___ The data ___

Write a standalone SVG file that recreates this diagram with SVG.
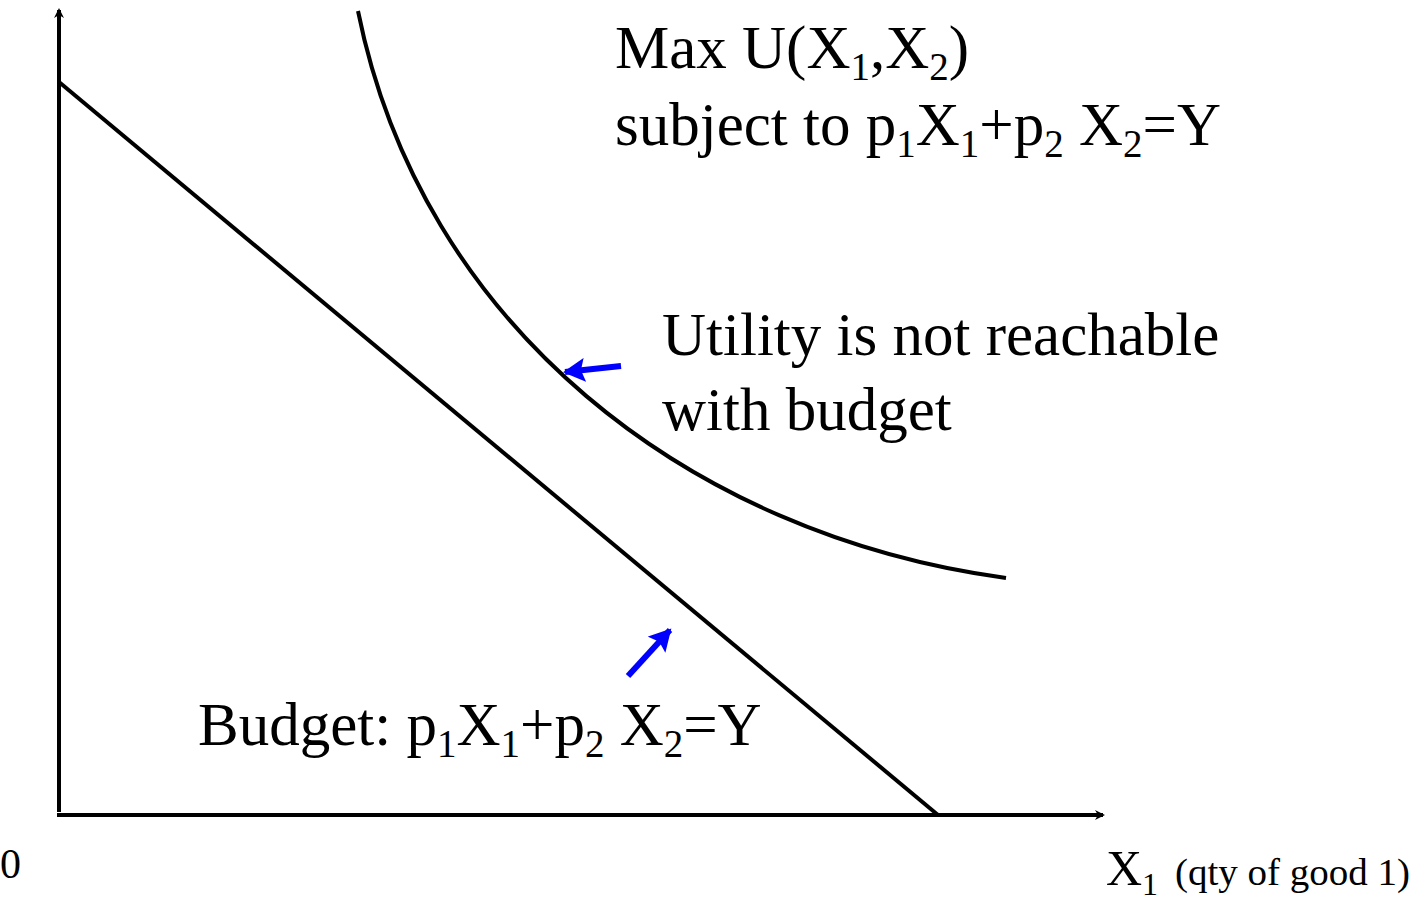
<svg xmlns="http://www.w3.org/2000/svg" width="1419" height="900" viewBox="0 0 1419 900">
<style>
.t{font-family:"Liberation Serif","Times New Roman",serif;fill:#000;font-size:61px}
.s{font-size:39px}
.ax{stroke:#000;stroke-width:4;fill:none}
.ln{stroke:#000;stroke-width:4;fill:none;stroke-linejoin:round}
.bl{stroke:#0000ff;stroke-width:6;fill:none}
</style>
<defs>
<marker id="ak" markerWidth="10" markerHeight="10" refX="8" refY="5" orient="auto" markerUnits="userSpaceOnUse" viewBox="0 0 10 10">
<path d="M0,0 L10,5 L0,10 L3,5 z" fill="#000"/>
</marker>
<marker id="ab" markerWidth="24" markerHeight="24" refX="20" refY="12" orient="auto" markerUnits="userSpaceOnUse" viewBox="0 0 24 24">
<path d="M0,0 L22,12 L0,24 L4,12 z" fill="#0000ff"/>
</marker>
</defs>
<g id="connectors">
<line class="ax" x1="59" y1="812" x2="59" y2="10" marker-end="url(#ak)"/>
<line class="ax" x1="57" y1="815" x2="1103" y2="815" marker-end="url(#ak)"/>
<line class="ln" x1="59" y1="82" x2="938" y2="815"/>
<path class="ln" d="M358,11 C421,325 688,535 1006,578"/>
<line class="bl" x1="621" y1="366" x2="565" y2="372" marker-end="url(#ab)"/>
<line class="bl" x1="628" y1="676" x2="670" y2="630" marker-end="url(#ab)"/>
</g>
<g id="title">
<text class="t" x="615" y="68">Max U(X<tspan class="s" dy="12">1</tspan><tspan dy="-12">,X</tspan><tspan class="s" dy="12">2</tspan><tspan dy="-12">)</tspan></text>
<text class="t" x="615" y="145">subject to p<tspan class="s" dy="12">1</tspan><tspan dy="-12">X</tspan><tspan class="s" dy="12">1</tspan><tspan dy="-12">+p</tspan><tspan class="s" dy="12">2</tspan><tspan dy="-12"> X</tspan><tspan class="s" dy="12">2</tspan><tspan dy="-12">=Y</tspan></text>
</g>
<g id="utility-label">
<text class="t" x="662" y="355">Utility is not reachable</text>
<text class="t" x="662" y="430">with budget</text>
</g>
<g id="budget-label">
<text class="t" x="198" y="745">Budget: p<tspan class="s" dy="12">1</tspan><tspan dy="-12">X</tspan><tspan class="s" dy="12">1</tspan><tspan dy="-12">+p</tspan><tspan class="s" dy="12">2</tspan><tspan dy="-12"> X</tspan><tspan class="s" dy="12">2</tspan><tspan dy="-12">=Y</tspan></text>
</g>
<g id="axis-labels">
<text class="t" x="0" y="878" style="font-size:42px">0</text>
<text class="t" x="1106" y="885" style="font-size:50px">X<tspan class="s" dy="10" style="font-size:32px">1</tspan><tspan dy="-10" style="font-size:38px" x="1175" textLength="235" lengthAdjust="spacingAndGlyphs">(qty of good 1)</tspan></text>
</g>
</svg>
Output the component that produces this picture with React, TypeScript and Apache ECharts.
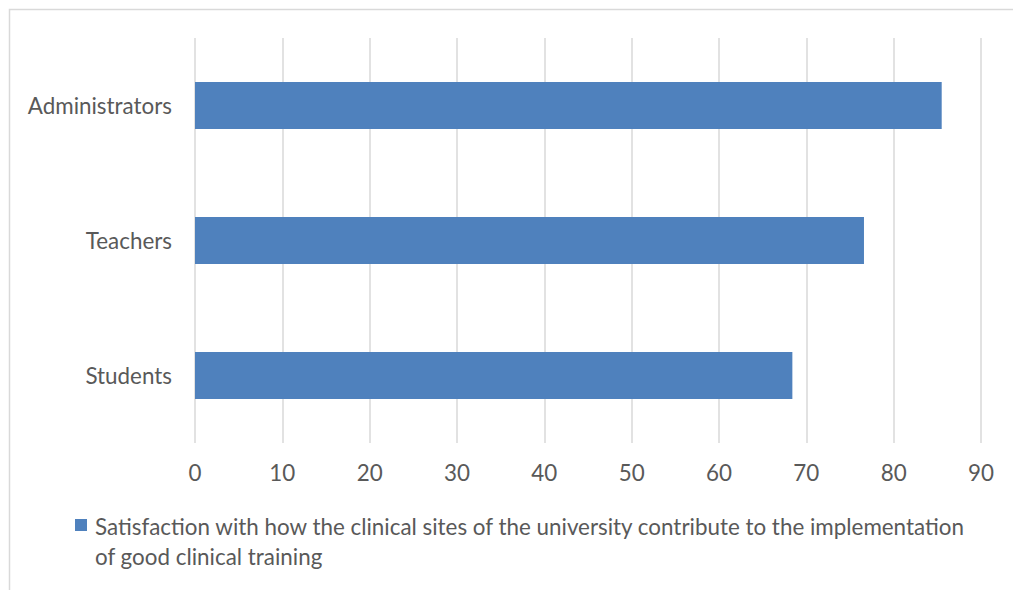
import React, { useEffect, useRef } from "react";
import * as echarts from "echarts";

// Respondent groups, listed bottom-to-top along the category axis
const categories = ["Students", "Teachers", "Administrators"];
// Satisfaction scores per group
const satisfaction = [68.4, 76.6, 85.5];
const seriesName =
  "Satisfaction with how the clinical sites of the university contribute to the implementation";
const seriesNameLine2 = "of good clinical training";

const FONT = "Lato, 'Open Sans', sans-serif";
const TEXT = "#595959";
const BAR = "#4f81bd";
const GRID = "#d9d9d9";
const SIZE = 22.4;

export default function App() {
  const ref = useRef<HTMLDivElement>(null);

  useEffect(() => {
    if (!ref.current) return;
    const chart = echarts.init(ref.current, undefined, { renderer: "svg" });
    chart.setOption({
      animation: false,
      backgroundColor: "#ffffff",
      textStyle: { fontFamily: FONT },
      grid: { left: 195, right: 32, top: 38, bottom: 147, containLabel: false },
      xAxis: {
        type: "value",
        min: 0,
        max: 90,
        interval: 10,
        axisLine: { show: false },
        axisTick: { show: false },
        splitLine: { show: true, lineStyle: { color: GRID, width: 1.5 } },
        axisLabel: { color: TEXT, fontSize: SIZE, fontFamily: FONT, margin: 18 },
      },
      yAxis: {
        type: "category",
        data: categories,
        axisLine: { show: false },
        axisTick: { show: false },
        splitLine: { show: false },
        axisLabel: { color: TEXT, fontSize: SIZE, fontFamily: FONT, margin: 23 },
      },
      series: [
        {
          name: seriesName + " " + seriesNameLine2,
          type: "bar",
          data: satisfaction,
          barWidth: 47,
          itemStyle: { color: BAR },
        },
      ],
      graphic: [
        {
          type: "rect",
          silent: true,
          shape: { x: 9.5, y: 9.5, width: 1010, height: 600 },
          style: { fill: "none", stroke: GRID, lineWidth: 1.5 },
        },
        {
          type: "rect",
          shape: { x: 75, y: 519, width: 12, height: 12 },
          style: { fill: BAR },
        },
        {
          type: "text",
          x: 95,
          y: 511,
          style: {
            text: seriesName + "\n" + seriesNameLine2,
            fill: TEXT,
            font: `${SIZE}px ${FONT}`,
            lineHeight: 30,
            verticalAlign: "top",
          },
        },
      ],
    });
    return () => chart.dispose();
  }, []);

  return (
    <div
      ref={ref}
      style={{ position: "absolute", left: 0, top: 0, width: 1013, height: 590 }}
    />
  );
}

___

Images in the records should not be copied. Repeat all the rest exactly.

Write a standalone SVG file that recreates this diagram with SVG.
<svg xmlns="http://www.w3.org/2000/svg" width="1419" height="900" viewBox="0 0 1419 900">
<style>
.t{font-family:"Liberation Serif","Times New Roman",serif;fill:#000;font-size:61px}
.s{font-size:39px}
.ax{stroke:#000;stroke-width:4;fill:none}
.ln{stroke:#000;stroke-width:4;fill:none;stroke-linejoin:round}
.bl{stroke:#0000ff;stroke-width:6;fill:none}
</style>
<defs>
<marker id="ak" markerWidth="10" markerHeight="10" refX="8" refY="5" orient="auto" markerUnits="userSpaceOnUse" viewBox="0 0 10 10">
<path d="M0,0 L10,5 L0,10 L3,5 z" fill="#000"/>
</marker>
<marker id="ab" markerWidth="24" markerHeight="24" refX="20" refY="12" orient="auto" markerUnits="userSpaceOnUse" viewBox="0 0 24 24">
<path d="M0,0 L22,12 L0,24 L4,12 z" fill="#0000ff"/>
</marker>
</defs>
<g id="connectors">
<line class="ax" x1="59" y1="812" x2="59" y2="10" marker-end="url(#ak)"/>
<line class="ax" x1="57" y1="815" x2="1103" y2="815" marker-end="url(#ak)"/>
<line class="ln" x1="59" y1="82" x2="938" y2="815"/>
<path class="ln" d="M358,11 C421,325 688,535 1006,578"/>
<line class="bl" x1="621" y1="366" x2="565" y2="372" marker-end="url(#ab)"/>
<line class="bl" x1="628" y1="676" x2="670" y2="630" marker-end="url(#ab)"/>
</g>
<g id="title">
<text class="t" x="615" y="68">Max U(X<tspan class="s" dy="12">1</tspan><tspan dy="-12">,X</tspan><tspan class="s" dy="12">2</tspan><tspan dy="-12">)</tspan></text>
<text class="t" x="615" y="145">subject to p<tspan class="s" dy="12">1</tspan><tspan dy="-12">X</tspan><tspan class="s" dy="12">1</tspan><tspan dy="-12">+p</tspan><tspan class="s" dy="12">2</tspan><tspan dy="-12"> X</tspan><tspan class="s" dy="12">2</tspan><tspan dy="-12">=Y</tspan></text>
</g>
<g id="utility-label">
<text class="t" x="662" y="355">Utility is not reachable</text>
<text class="t" x="662" y="430">with budget</text>
</g>
<g id="budget-label">
<text class="t" x="198" y="745">Budget: p<tspan class="s" dy="12">1</tspan><tspan dy="-12">X</tspan><tspan class="s" dy="12">1</tspan><tspan dy="-12">+p</tspan><tspan class="s" dy="12">2</tspan><tspan dy="-12"> X</tspan><tspan class="s" dy="12">2</tspan><tspan dy="-12">=Y</tspan></text>
</g>
<g id="axis-labels">
<text class="t" x="0" y="878" style="font-size:42px">0</text>
<text class="t" x="1106" y="885" style="font-size:50px">X<tspan class="s" dy="10" style="font-size:32px">1</tspan><tspan dy="-10" style="font-size:38px" x="1175" textLength="235" lengthAdjust="spacingAndGlyphs">(qty of good 1)</tspan></text>
</g>
</svg>
Output the component that produces this picture with React, TypeScript and Apache ECharts.
import React, { useEffect, useRef } from "react";
import * as echarts from "echarts";

// Respondent groups, listed bottom-to-top along the category axis
const categories = ["Students", "Teachers", "Administrators"];
// Satisfaction scores per group
const satisfaction = [68.4, 76.6, 85.5];
const seriesName =
  "Satisfaction with how the clinical sites of the university contribute to the implementation";
const seriesNameLine2 = "of good clinical training";

const FONT = "Lato, 'Open Sans', sans-serif";
const TEXT = "#595959";
const BAR = "#4f81bd";
const GRID = "#d9d9d9";
const SIZE = 22.4;

export default function App() {
  const ref = useRef<HTMLDivElement>(null);

  useEffect(() => {
    if (!ref.current) return;
    const chart = echarts.init(ref.current, undefined, { renderer: "svg" });
    chart.setOption({
      animation: false,
      backgroundColor: "#ffffff",
      textStyle: { fontFamily: FONT },
      grid: { left: 195, right: 32, top: 38, bottom: 147, containLabel: false },
      xAxis: {
        type: "value",
        min: 0,
        max: 90,
        interval: 10,
        axisLine: { show: false },
        axisTick: { show: false },
        splitLine: { show: true, lineStyle: { color: GRID, width: 1.5 } },
        axisLabel: { color: TEXT, fontSize: SIZE, fontFamily: FONT, margin: 18 },
      },
      yAxis: {
        type: "category",
        data: categories,
        axisLine: { show: false },
        axisTick: { show: false },
        splitLine: { show: false },
        axisLabel: { color: TEXT, fontSize: SIZE, fontFamily: FONT, margin: 23 },
      },
      series: [
        {
          name: seriesName + " " + seriesNameLine2,
          type: "bar",
          data: satisfaction,
          barWidth: 47,
          itemStyle: { color: BAR },
        },
      ],
      graphic: [
        {
          type: "rect",
          silent: true,
          shape: { x: 9.5, y: 9.5, width: 1010, height: 600 },
          style: { fill: "none", stroke: GRID, lineWidth: 1.5 },
        },
        {
          type: "rect",
          shape: { x: 75, y: 519, width: 12, height: 12 },
          style: { fill: BAR },
        },
        {
          type: "text",
          x: 95,
          y: 511,
          style: {
            text: seriesName + "\n" + seriesNameLine2,
            fill: TEXT,
            font: `${SIZE}px ${FONT}`,
            lineHeight: 30,
            verticalAlign: "top",
          },
        },
      ],
    });
    return () => chart.dispose();
  }, []);

  return (
    <div
      ref={ref}
      style={{ position: "absolute", left: 0, top: 0, width: 1013, height: 590 }}
    />
  );
}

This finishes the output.